SFDR looks beyond the balance sheet, through greenwashing. Data strategies must change.

"Sustainability reporting needs to evolve, and fast."

SFDR looks beyond the balance sheet, through greenwashing. Data strategies must change.

When the EU’s Sustainable Finance Disclosure Regulation (SFDR) came into force on March 10, it might well have been news that passed many businesses by, writes Bart van Praag, General Manager, EMEA, Workiva. After all, at first glance, the regulation only applies to financial market participants (asset managers, pension providers, insurance company investors, etc.) and financial advisors (consulting on investments or insurance). But scratch the surface of the regulation and the implications for business of all types across the EU and the UK become clear.

In simple terms, SFDR aims to direct financial investment towards more sustainable businesses. To do that, it mandates that financial market participants and advisers disclose Environmental, Social and Governance (ESG) factors in any investment recommendations.

Firms with 500 or more employees were able to start evaluating principal adverse impacts - or PAIs - on March 10, and must do so by June 30. Market participants and advisors must disclose how they consider PAIs - negative and material effects on sustainability - and create policies on integrating sustainability risks when it comes to their investment decisions or financial advice in Europe.

Starving businesses of the oxygen of capital

Bart van Praag, Workiva.

In looking to encourage European organisations to act more sustainably, it would be obvious to ask the question as to why the EU isn’t regulating those companies directly, rather than investment companies?

In fact, European Union regulators are being particularly clever with how they tackle one of the toughest problems around ESG disclosures - materiality - without passing more direct requirements for companies.

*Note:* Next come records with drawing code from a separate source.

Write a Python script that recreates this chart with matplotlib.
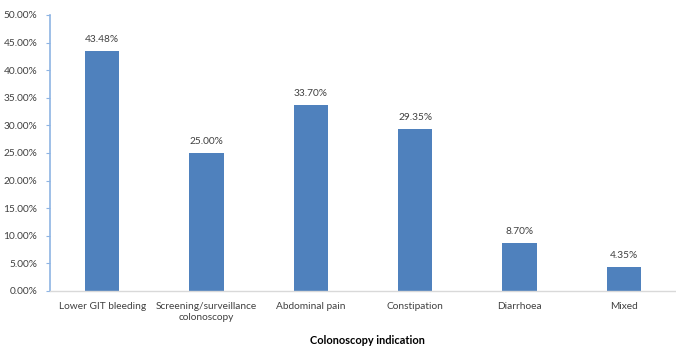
import matplotlib
matplotlib.use("Agg")
import matplotlib.pyplot as plt
from matplotlib.ticker import FuncFormatter, MultipleLocator

categories = ["Lower GIT bleeding", "Screening/surveillance\ncolonoscopy", "Abdominal pain",
              "Constipation", "Diarrhoea", "Mixed"]
values = [43.48, 25.00, 33.70, 29.35, 8.70, 4.35]
x_title = "Colonoscopy indication"

plt.rcParams['font.family'] = ['Lato', 'DejaVu Sans']

fig = plt.figure(figsize=(6.76, 3.47), dpi=100)
ax = fig.add_axes([50/676, 1-291/347, 1-50/676, (291-15)/347])

xs = range(len(categories))
bars = ax.bar(xs, values, width=0.33, color="#4F81BD", zorder=2)
for x, v in zip(xs, values):
    ax.text(x, v + 1.2, f"{v:.2f}%", ha="center", va="bottom", fontsize=7.3, color="#404040")

ax.set_xlim(-0.5, len(categories) - 0.5)
ax.set_ylim(0, 50)
ax.yaxis.set_major_locator(MultipleLocator(5))
ax.yaxis.set_major_formatter(FuncFormatter(lambda v, p: f"{v:.2f}%"))
ax.set_xticks(list(xs))
ax.set_xticklabels(categories, fontsize=7.3, color="#404040", linespacing=1.2)
ax.tick_params(axis="x", length=0, pad=8)
ax.tick_params(axis="y", length=3, width=0.8, color="#8EB4E3", labelsize=7.3, labelcolor="#404040", pad=6)

for s in ["top", "right"]:
    ax.spines[s].set_visible(False)
ax.spines["left"].set_color("#8EB4E3")
ax.spines["left"].set_linewidth(1.2)
ax.spines["bottom"].set_color("#D9D9D9")
ax.spines["bottom"].set_linewidth(1.0)

fig.text(367/676, 1-341/347, x_title, ha="center", va="center", fontsize=7.9, fontweight="bold", color="#000000")

fig.savefig("out.png", dpi=100)
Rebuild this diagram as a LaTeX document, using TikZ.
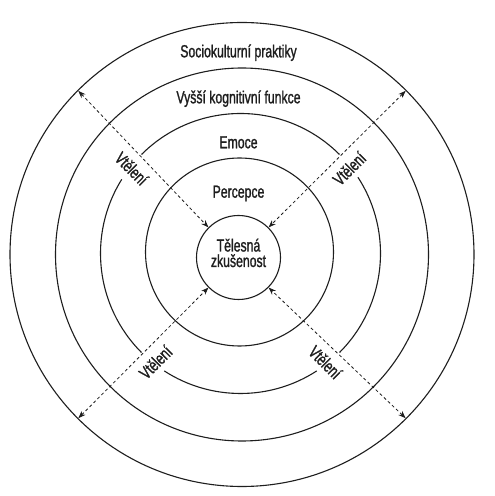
\documentclass[tikz,border=0pt]{standalone}
\usepackage{fontspec}
\setmainfont{Liberation Sans}[FakeStretch=0.7,FakeBold=1.2]
\usetikzlibrary{arrows.meta,calc}
\definecolor{ink}{HTML}{1E1E1E}
\begin{document}
\begin{tikzpicture}[x=1pt,y=1pt,
  ring/.style={circle, draw=ink, line width=1.1pt, inner sep=0pt, outer sep=0pt},
  ringpath/.style={draw=ink, line width=1.1pt},
  txt/.style={inner sep=0pt, font=\fontsize{17.5}{16}\selectfont, text=ink},
  lab/.style={inner sep=0pt, font=\fontsize{17.5}{16}\selectfont, text=ink},
  dasharrow/.style={draw=ink, line width=0.8pt, dash pattern=on 3pt off 2.6pt,
    arrows={Stealth[length=7.5pt,width=5.5pt]-Stealth[length=7.5pt,width=5.5pt]}, shorten <=0.5pt, shorten >=0.5pt}
]
\useasboundingbox (0,0) rectangle (495,496);
\fill[white] (0,0) rectangle (495,496);

% rings
\node[ring, minimum size=464pt] (c5) at (242,241.5) {};
\node[ring, minimum size=373pt] (c4) at (242,241.5) {};
\node[circle, inner sep=0pt, outer sep=0pt, minimum size=280pt] (c3) at (240.5,242.5) {};
\node[ring, minimum size=188pt] (c2) at (239.5,244) {};
\node[ring, minimum size=84pt] (c1) at (238.5,238.5) {};

% ring 3 with gaps for the labels
\draw[ringpath] (c3.45) arc[start angle=45, end angle=135, radius=140pt];
\draw[ringpath] (c3.148) arc[start angle=148, end angle=225, radius=140pt];
\draw[ringpath] (c3.237) arc[start angle=237, end angle=303, radius=140pt];
\draw[ringpath] (c3.315) arc[start angle=315, end angle=393, radius=140pt];

% ring texts
\node[txt, anchor=base] (soc) at (238.5,438.7) {Sociokulturní praktiky};
\node[txt, anchor=base] (vys) at (238.5,392.7) {Vyšší kognitivní funkce};
\node[txt, anchor=base] (emo) at (238.5,347.7) {Emoce};
\node[txt, anchor=base] (per) at (238.5,298.3) {Percepce};
\node[txt, anchor=base] (tel) at (238.5,244.5) {Tělesná};
\node[txt, anchor=base] (zku) at (238.5,229) {zkušenost};

% arrows
\draw[dasharrow] (c5.135) -- (c1.135);
\draw[dasharrow] (c5.45) -- (c1.45);
\draw[dasharrow] (c5.225) -- (c1.225);
\draw[dasharrow] (c5.315) -- (c1.315);

% labels
\node[lab, rotate=-45] (v1) at ($(c3.center)+(142:138pt)$) {Vtělení};
\node[lab, rotate=45]  (v2) at ($(c3.center)+(38:138pt)$) {Vtělení};
\node[lab, rotate=45]  (v3) at ($(c3.center)+(232:138pt)$) {Vtělení};
\node[lab, rotate=-45] (v4) at ($(c3.center)+(308:138pt)$) {Vtělení};
\end{tikzpicture}
\end{document}
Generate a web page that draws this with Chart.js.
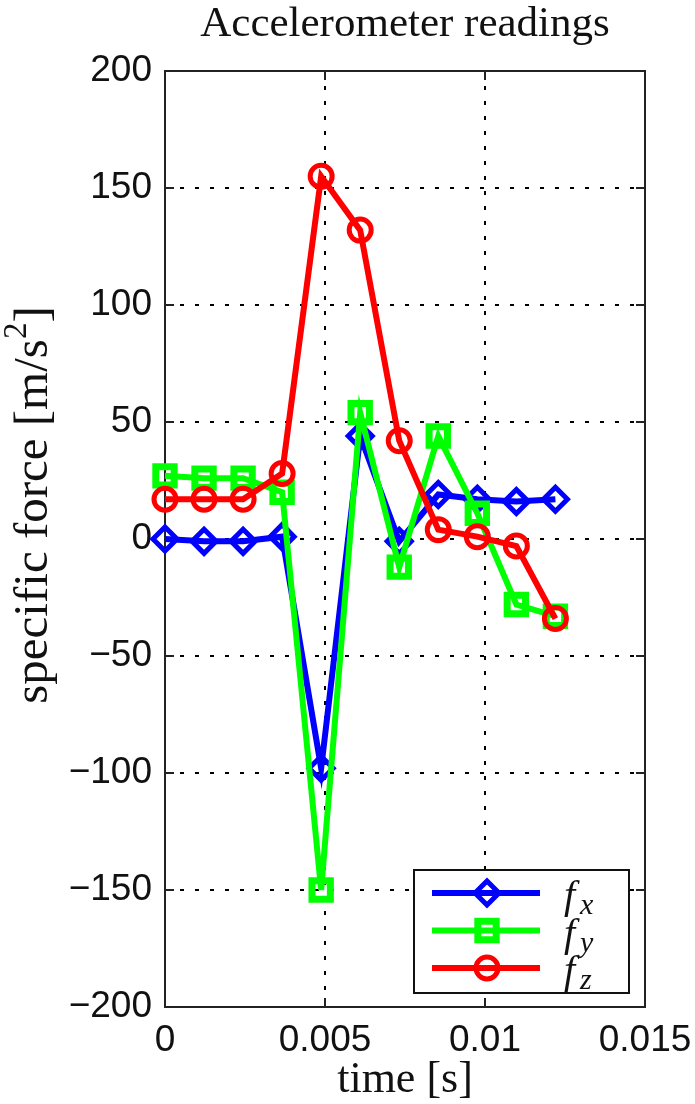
<!DOCTYPE html>
<html lang="en">
<head>
    <meta charset="UTF-8">
    <title>Accelerometer readings</title>
    <script src="https://cdn.jsdelivr.net/npm/chart.js"></script>
    <style>
        body { margin: 0; background: #fff; }
        #wrap { width: 695px; height: 1104px; }
    </style>
</head>
<body>
    <div id="wrap"><canvas id="chart" width="695" height="1104"></canvas></div>

    <script>
        // sample times [s]
        const times = [0, 0.00122, 0.00244, 0.00366, 0.00488, 0.0061, 0.00732, 0.00854, 0.00976, 0.01098, 0.0122];
        // specific force [m/s^2]
        const fx = [0, -1, -1, 1, -98, 44, -1, 19, 17, 16, 17];
        const fy = [27, 26, 26, 20, -150, 54, -12, 44, 11, -28, -33];
        const fz = [17, 17, 17, 28, 155, 132, 42, 4, 1, -3, -34];
        const xTickLabels = ['0', '0.005', '0.01', '0.015'];
        const yTickLabels = ['\u2212200', '\u2212150', '\u2212100', '\u221250', '0', '50', '100', '150', '200'];
        const seriesNames = ['x', 'y', 'z'];

        const serif = '"Liberation Serif", "Times New Roman", serif';
        const sans = '"Liberation Sans", Arial, sans-serif';

        function pts(ys) {
            return ys.map((y, i) => ({ x: times[i], y: y }));
        }

        // dotted grid, box frame and inward ticks (matlab look)
        const framePlugin = {
            id: 'frame',
            beforeDatasetsDraw(chart) {
                const { ctx, chartArea: a, scales } = chart;
                ctx.save();
                ctx.strokeStyle = '#000';
                ctx.lineWidth = 2;
                ctx.setLineDash([4, 11]);
                scales.x.ticks.forEach(t => {
                    const px = scales.x.getPixelForValue(t.value);
                    if (px <= a.left + 1 || px >= a.right - 1) return;
                    ctx.beginPath(); ctx.moveTo(px, a.top); ctx.lineTo(px, a.bottom); ctx.stroke();
                });
                scales.y.ticks.forEach(t => {
                    const py = scales.y.getPixelForValue(t.value);
                    if (py <= a.top + 1 || py >= a.bottom - 1) return;
                    ctx.beginPath(); ctx.moveTo(a.left, py); ctx.lineTo(a.right, py); ctx.stroke();
                });
                ctx.setLineDash([]);
                ctx.strokeStyle = '#222';
                ctx.lineWidth = 2;
                ctx.strokeRect(a.left, a.top, a.right - a.left, a.bottom - a.top);
                const tl = 9;
                ctx.beginPath();
                scales.x.ticks.forEach(t => {
                    const px = scales.x.getPixelForValue(t.value);
                    ctx.moveTo(px, a.bottom); ctx.lineTo(px, a.bottom - tl);
                    ctx.moveTo(px, a.top); ctx.lineTo(px, a.top + tl);
                });
                scales.y.ticks.forEach(t => {
                    const py = scales.y.getPixelForValue(t.value);
                    ctx.moveTo(a.left, py); ctx.lineTo(a.left + tl, py);
                    ctx.moveTo(a.right, py); ctx.lineTo(a.right - tl, py);
                });
                ctx.stroke();

                // y axis label with a real superscript
                ctx.translate(34, 505);
                ctx.rotate(-Math.PI / 2);
                ctx.fillStyle = '#111';
                ctx.textBaseline = 'middle';
                ctx.font = '49px ' + serif;
                const s1 = 'specific force [m/s', s3 = ']';
                const w1 = ctx.measureText(s1).width, w3 = ctx.measureText(s3).width;
                ctx.font = '33px ' + serif;
                const w2 = ctx.measureText('2').width;
                let x = -(w1 + w2 + w3) / 2;
                ctx.font = '49px ' + serif;
                ctx.fillText(s1, x, 0);
                ctx.font = '33px ' + serif;
                ctx.fillText('2', x + w1, -17);
                ctx.font = '49px ' + serif;
                ctx.fillText(s3, x + w1 + w2, 0);
                ctx.restore();
            }
        };

        const legendPlugin = {
            id: 'boxLegend',
            afterDatasetsDraw(chart) {
                const { ctx, chartArea: a } = chart;
                const w = 215, h = 123;
                const x0 = a.right - 16 - w, y0 = a.bottom - 14 - h;
                ctx.save();
                ctx.fillStyle = '#fff';
                ctx.fillRect(x0, y0, w, h);
                ctx.strokeStyle = '#111';
                ctx.lineWidth = 2;
                ctx.strokeRect(x0, y0, w, h);
                [0, 1, 2].forEach((k, i) => {
                    const ds = chart.data.datasets[k];
                    const y = y0 + 23 + i * 37.5;
                    ctx.strokeStyle = ds.borderColor;
                    ctx.lineWidth = ds.borderWidth;
                    ctx.beginPath(); ctx.moveTo(x0 + 18, y); ctx.lineTo(x0 + 126, y); ctx.stroke();
                    ctx.fillStyle = 'rgba(0,0,0,0)';
                    ctx.lineWidth = ds.pointBorderWidth;
                    Chart.helpers.drawPoint(ctx, {
                        pointStyle: ds.pointStyle, radius: ds.pointRadius, rotation: 0, borderWidth: ds.pointBorderWidth
                    }, x0 + 73, y);
                    ctx.fillStyle = '#111';
                    ctx.textBaseline = 'alphabetic';
                    ctx.font = 'italic 40px ' + serif;
                    ctx.fillText('f', x0 + 150, y + 15);
                    ctx.font = 'italic 30px ' + serif;
                    ctx.fillText(seriesNames[k], x0 + 166, y + 21);
                });
                ctx.restore();
            }
        };

        function lineSet(label, ys, color, style, radius, bw, order) {
            return {
                label: label,
                data: pts(ys),
                borderColor: color,
                backgroundColor: color,
                borderWidth: 6,
                pointStyle: style,
                pointRadius: radius,
                pointHoverRadius: radius,
                pointBorderWidth: bw,
                pointBorderColor: color,
                pointBackgroundColor: 'rgba(0,0,0,0)',
                tension: 0,
                clip: false,
                order: order
            };
        }

        new Chart(document.getElementById('chart'), {
            type: 'line',
            data: {
                datasets: [
                    lineSet('f_x', fx, '#0000ff', 'rectRot', 12, 5, 2),
                    lineSet('f_y', fy, '#00ff00', 'rect', 13, 7, 1),
                    lineSet('f_z', fz, '#ff0000', 'circle', 11, 5, 0)
                ]
            },
            options: {
                responsive: false,
                animation: false,
                events: [],
                layout: { padding: { left: 0, right: 50, top: 0, bottom: 0 } },
                plugins: {
                    legend: { display: false },
                    tooltip: { enabled: false },
                    title: {
                        display: true,
                        text: 'Accelerometer readings',
                        fullSize: false,
                        color: '#111',
                        font: { family: serif, size: 43, weight: 'normal', lineHeight: 1.0 },
                        padding: { top: 3, bottom: 25 }
                    }
                },
                scales: {
                    x: {
                        type: 'linear',
                        min: 0,
                        max: 0.015,
                        grid: { display: false, drawTicks: false },
                        border: { display: false },
                        afterFit: s => { s.height = 97; s.paddingLeft = 0; s.paddingRight = 0; },
                        ticks: {
                            stepSize: 0.005,
                            padding: 12,
                            color: '#111',
                            maxRotation: 0,
                            font: { family: sans, size: 37 },
                            callback: (v, i) => xTickLabels[i]
                        },
                        title: {
                            display: true,
                            text: 'time [s]',
                            color: '#111',
                            font: { family: serif, size: 44, lineHeight: 1.0 },
                            padding: { top: 0, bottom: 2 }
                        }
                    },
                    y: {
                        min: -200,
                        max: 200,
                        grid: { display: false, drawTicks: false },
                        border: { display: false },
                        afterFit: s => { s.width = 165; },
                        ticks: {
                            stepSize: 50,
                            padding: 13,
                            color: '#111',
                            font: { family: sans, size: 37 },
                            callback: (v, i) => yTickLabels[i]
                        }
                    }
                }
            },
            plugins: [framePlugin, legendPlugin]
        });
    </script>
</body>
</html>
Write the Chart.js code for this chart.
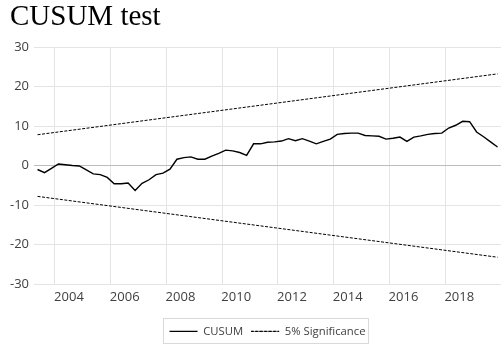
<!DOCTYPE html>
<html>
<head>
<meta charset="utf-8">
<script src="https://cdn.jsdelivr.net/npm/chart.js@4"></script>
<style>
  html, body { margin: 0; padding: 0; background: #ffffff; }
  #wrap { width: 501px; height: 347px; position: relative; }
</style>
</head>
<body>
<div id="wrap"><canvas id="cusum"></canvas></div>
<script>
// Quarterly observations of the CUSUM statistic
const quarters = [
  '2003Q2','2003Q3','2003Q4',
  '2004Q1','2004Q2','2004Q3','2004Q4',
  '2005Q1','2005Q2','2005Q3','2005Q4',
  '2006Q1','2006Q2','2006Q3','2006Q4',
  '2007Q1','2007Q2','2007Q3','2007Q4',
  '2008Q1','2008Q2','2008Q3','2008Q4',
  '2009Q1','2009Q2','2009Q3','2009Q4',
  '2010Q1','2010Q2','2010Q3','2010Q4',
  '2011Q1','2011Q2','2011Q3','2011Q4',
  '2012Q1','2012Q2','2012Q3','2012Q4',
  '2013Q1','2013Q2','2013Q3','2013Q4',
  '2014Q1','2014Q2','2014Q3','2014Q4',
  '2015Q1','2015Q2','2015Q3','2015Q4',
  '2016Q1','2016Q2','2016Q3','2016Q4',
  '2017Q1','2017Q2','2017Q3','2017Q4',
  '2018Q1','2018Q2','2018Q3','2018Q4',
  '2019Q1','2019Q2','2019Q3','2019Q4'
];

const cusum = [
  -1.0, -1.8, -0.7,
  0.4, 0.2, 0.0, -0.1,
  -1.1, -2.1, -2.3, -3.0,
  -4.6, -4.6, -4.4, -6.3,
  -4.5, -3.6, -2.3, -1.9,
  -0.9, 1.6, 2.0, 2.2,
  1.6, 1.6, 2.4, 3.1,
  3.9, 3.7, 3.3, 2.6,
  5.5, 5.5, 5.9, 6.0,
  6.2, 6.8, 6.3, 6.8,
  6.2, 5.5, 6.1, 6.7,
  7.9, 8.1, 8.2, 8.2,
  7.6, 7.5, 7.4, 6.7,
  6.9, 7.2, 6.1, 7.2,
  7.5, 7.9, 8.1, 8.2,
  9.5, 10.2, 11.2, 11.1,
  8.5, 7.3, 6.0, 4.7
];

// 5% significance bounds (straight lines between first and last quarter)
const boundQuarters = ['2003Q2', '2019Q4'];
const upperBound = [7.8, 23.2];
const lowerBound = [-7.8, -23.2];

// Axis labels
const yearTicks = [2004, 2006, 2008, 2010, 2012, 2014, 2016, 2018];
const yRange = [-30, 30];
const yStep = 10;

// Centre of a quarter on a decimal-year axis
function quarterPos(label) {
  const year = Number(label.slice(0, 4));
  const q = Number(label.slice(5));
  return year + (q - 1) / 4 + 0.125;
}

const tickFont = { family: "'Open Sans', sans-serif", size: 13 };
const legendFont = { family: "'Open Sans', sans-serif", size: 11.3 };

// Thin frame around the legend entries
const legendFrame = {
  id: 'legendFrame',
  afterDraw(chart) {
    const boxes = chart.legend && chart.legend.legendHitBoxes;
    if (!boxes || !boxes.length) return;
    let l = Infinity, r = -Infinity, t = Infinity, b = -Infinity;
    boxes.forEach(h => {
      l = Math.min(l, h.left); r = Math.max(r, h.left + h.width);
      t = Math.min(t, h.top); b = Math.max(b, h.top + h.height);
    });
    const ctx = chart.ctx;
    ctx.save();
    ctx.strokeStyle = '#d9d9d9';
    ctx.lineWidth = 1;
    ctx.setLineDash([]);
    ctx.strokeRect(Math.round(l - 7) + 0.5, Math.round(t - 8) + 0.5,
                   Math.round(r - l + 9), Math.round(b - t + 14));
    ctx.restore();
  }
};

new Chart(document.getElementById('cusum'), {
  type: 'line',
  data: {
    datasets: [
      {
        label: 'CUSUM',
        data: quarters.map((q, i) => ({ x: quarterPos(q), y: cusum[i] })),
        borderColor: '#000000',
        backgroundColor: '#000000',
        borderWidth: 1.4,
        pointRadius: 0,
        tension: 0
      },
      {
        label: '5% Significance',
        data: boundQuarters.map((q, i) => ({ x: quarterPos(q), y: upperBound[i] })),
        borderColor: '#000000',
        backgroundColor: '#000000',
        borderWidth: 1,
        borderDash: [3, 1.5],
        pointRadius: 0,
        tension: 0
      },
      {
        label: 'lower',
        data: boundQuarters.map((q, i) => ({ x: quarterPos(q), y: lowerBound[i] })),
        borderColor: '#000000',
        backgroundColor: '#000000',
        borderWidth: 1,
        borderDash: [3, 1.5],
        pointRadius: 0,
        tension: 0
      }
    ]
  },
  options: {
    responsive: true,
    maintainAspectRatio: false,
    animation: false,
    layout: { padding: { left: 10, right: 0, top: 0, bottom: 0 } },
    plugins: {
      title: {
        display: true,
        text: 'CUSUM test',
        align: 'start',
        color: '#000000',
        font: { family: "'Liberation Serif', 'Times New Roman', serif", size: 29, weight: 'normal', lineHeight: 1 },
        padding: { top: 3, bottom: 15 }
      },
      legend: {
        display: true,
        position: 'bottom',
        fullSize: false,
        title: { display: true, text: '', font: { size: 8, lineHeight: 1 }, padding: 0 },
        labels: {
          filter: item => item.datasetIndex !== 2,
          boxWidth: 28,
          boxHeight: 0,
          padding: 8,
          color: '#404040',
          font: legendFont
        }
      },
      tooltip: { enabled: false }
    },
    scales: {
      x: {
        type: 'linear',
        min: 2003.25,
        max: 2020,
        afterBuildTicks: scale => { scale.ticks = yearTicks.map(v => ({ value: v })); },
        ticks: {
          autoSkip: false,
          maxRotation: 0,
          labelOffset: 14,
          padding: 5,
          color: '#404040',
          font: tickFont,
          callback: v => String(v)
        },
        grid: { color: '#e4e4e4', drawTicks: false },
        border: { display: false }
      },
      y: {
        min: yRange[0],
        max: yRange[1],
        afterFit: scale => { scale.width -= 5; },
        ticks: { stepSize: yStep, padding: 5, color: '#404040', font: tickFont },
        grid: {
          color: ctx => (ctx.tick && ctx.tick.value === 0 ? '#bdbdbd' : '#e4e4e4'),
          drawTicks: false
        },
        border: { display: false }
      }
    }
  },
  plugins: [legendFrame]
});
</script>
</body>
</html>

In mandating that investment firms disclose the ESG factors taken into consideration in any investment recommendations, they are effectively steering capital towards those businesses that are operating more sustainably, and away from those that aren’t (or, at least, can’t demonstrate it through comprehensive ESG reporting).

The initial focus on the finance sector will eventually see ESG disclosures adopted across all industry sectors and with it, hopefully, an end to greenwashing.

Selective sustainability reporting replaced by irrefutable data

Current sustainability reports can often represent the pinnacle of slick and selective corporate storytelling. Glossy ‘greenwashed’ publications and websites packed full of smiling people, lush green forests and charitable endeavours are typical. But these often paint an incomplete if not inaccurate picture of an organisation’s efforts; showing healthy gender diversity is one thing, for example, but not revealing a related and significant gender pay gap is misleading, at best.

See also: Goldman Sachs will add carbon accounting of client portfolios to its investing application.

Sustainability reporting needs to evolve, and fast. A very different animal, genuine ESG reporting will be based on data and, with that, it will be transparent, irrefutable and auditable. But when stakeholders of all types – including an increasing number of consumers – want to see evidence of non-financial factors from companies where they’ll be placing their hard-earned cash, the rigour needed in ESG reporting is every bit as critical as that used for financial reporting. And herein lies a challenge that many businesses have yet to adequately tackle.

Reporting beyond the balance sheet

By its nature, reporting on the non-financial aspects of ESG means that the data required, both structured and unstructured, sits in numerous locations across an organisation, ranging from dedicated systems to files and folders sitting on employee’s desktops. Add to this the plethora of ESG measurement methods, frameworks, guidance, protocols, rankings, indices and standards, and the complexity of ESG reporting becomes clear.

Collecting and aggregating this data is an enormous challenge, and undermines some of the core principles of effective ESG reporting, namely data accessibility and data availability.  If disconnected desktop tools are used to gather, store and share data - as is the case in many organisations - audit trails, transparency, and the ability to audit data is lost.

Read this: Understanding ESG and sustainability measurement: from data to IT.

Beyond the fundamental impact on the efficacy of data, working in silos is the antithesis of the collaborative exercise that ESG needs to be; the team sport increasingly located between the office of sustainability and the office of the CFO.

It’s a new area that can’t be managed with antiquated tools, and with the ever-higher stakes represented by ESG reporting to regulators, investors and other stakeholders, process and audit transparency becomes paramount. The same rigour and tools that have become familiar in the reporting of financial information need to be applied to the non-financial factors of ESG.

An opportunity to lead

Few people still doubt the large-scale impact of ESG issues on the world’s population at large. But how those same issues impact the value of a single entity, that contributes to or is affected by ESG problems, has proved trickier.

In an effort to enhance the level of materiality of ESG disclosures, European Regulators have initially shifted that decision, in part, to the financial markets. In doing so, however, they have made ESG disclosures increasingly material to businesses by mandating that capital markets take these measures into consideration in their investment decisions.

SFDR will help drive further commitment to meaningful sustainability disclosures through the entire range of European industries. It is an ambitious program to put ESG disclosures front and center in many sectors, with financial services just the starting point. Businesses should welcome its arrival.